The only way to have real peace is to end the occupation. That means a genuine two-state solution, not the rhetorical shell of one. It means equal rights, full sovereignty, and self-determination. It means dismantling systems of apartheid, ceasing settlement expansion, and allowing Palestinians to rebuild — not under Israeli permission, but under their own authority. It means that the people of Gaza can finally live, not just survive.
Until then, these ceasefires, truces, and temporary “peace deals” are nothing more than intermissions between tragedies. They give the illusion of progress, but not the substance of it. They let the architects of war play statesmen for a few weeks before returning to destruction. They pacify public outrage without addressing the root of the conflict — occupation, inequality, and the systematic denial of a people’s right to exist in dignity.
So while there may be fireworks in the sky of Gaza tonight, they are not celebrating freedom.

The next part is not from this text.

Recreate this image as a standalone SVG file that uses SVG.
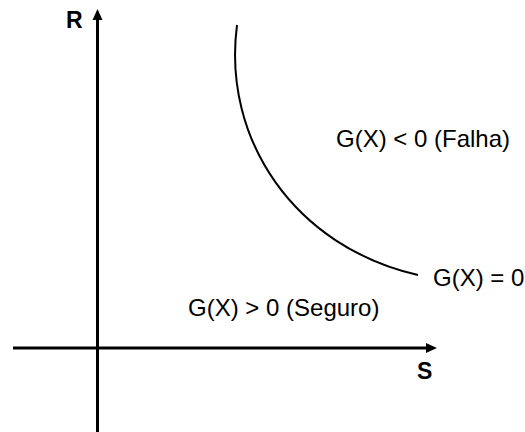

They are celebrating the absence of bombs. They are taking what little joy they can find in the space between two bombardments. And that, perhaps, is the most heartbreaking part of all — that for Palestinians, the best they can hope for is a quieter kind of suffering.
Peace is not the silence of guns. It is not the brief return of hostages or the passage of aid trucks. Peace is when the occupation ends, when walls fall, when two nations can live side by side as equals. Until that day comes, call this what it is: not peace, not justice, but a temporary, fragile, and profoundly hollow pause in a much larger tragedy.
And if anyone dares call it a victory, they have not been paying attention to the rubble.